Calderón might actually be better off if Enrique Peña Nieto becomes President. Whereas, Zepeda argues, a PAN president would need to keep the embarrassing FeCal under wraps (and as far away from Los Pinos as possible), PRI would want Calderón around as a bargaining chip, trading off protection for their former leader for  legislative support of their own programs.

Should AMLO gain the presidency, Zepeda suggests Calderón not only have his bags packed, his passport handy and a visa for some other country in his pocket, but a bunch of lawyers on speed-dial.

I don’t believe that the Loving Republic’s Franciscan-style forgiveness is going to embrace the orchestrator and beneficiary “whatever happened, happened.”

(In other words, AMLO is going to get his revenge on the stolen 2006 election, or so Zepeda believes, despite AMLO’s statements this weekend that he would not be pursuing Calderón, and could live with him in the country).

Among recent presidents, Diáz Ordaz, Echeverria, Carlos Salinas and Zedillo left the country after their term expired.  Diáz Ordaz, at his own urging, accepting an appointment as Ambassador to Spain, side-stepping both personal difficulties over his presiding over the Tlatelolco Massacre and possible questions about Echeverria’s involvment.  As it was, Diáz Ordaz was a very sick man, without long to live.    Echeverria kept a low profile after his stint in Fiji.  There were attempts to bring him into court during the Fox Administration, but the nascent truth commission that looked into the “dirty war” was never able to touch him, and was shut down before it ever really got off the ground.  Given Echeverria’s advanced age (he is now 90 years old)  he will never be called to answer questions about the “dirty war” of the 1970s, or his own role in the 1968 Tlatelolco Massacre, let alone stand in the docket.
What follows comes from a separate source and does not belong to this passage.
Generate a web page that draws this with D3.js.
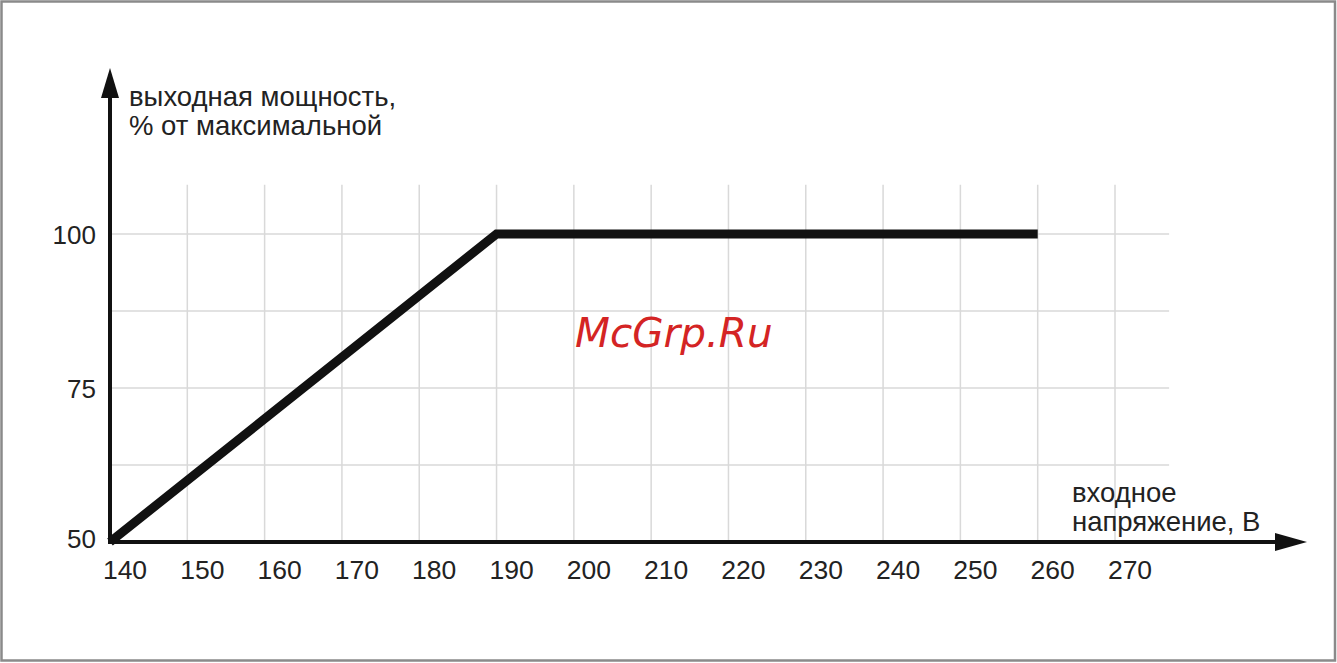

One possibility, mentioned first by the Wall Street Journal, and considered plausible by Zepeda, is that Calderón — claiming that he is a target of narcos, will go to Brazil to work at a think-tank run by Brazilian ex-president Lula de Silva.   This would put him far away, more or less protected by a foreign leader and “on ice” should the political climate change.  Salinas hied himself to Cuba (and later Ireland),  protected first by Fidel Castro, then by Irish banking secrecy laws (and quirky extradiction procedures) , where, under the radar, he was able to keep his hand in PRI politics, and make behind the scene deals, that probably will keep him out of court the rest of his life … unless of course, the unthinkable happens and AMLO is able to pull off an uncontested victory this time.

In that case, as Zepeda says about Calderón, but true also of Salinas,  in the event of an AMLO presidency they are both “a la chingada“… fucked.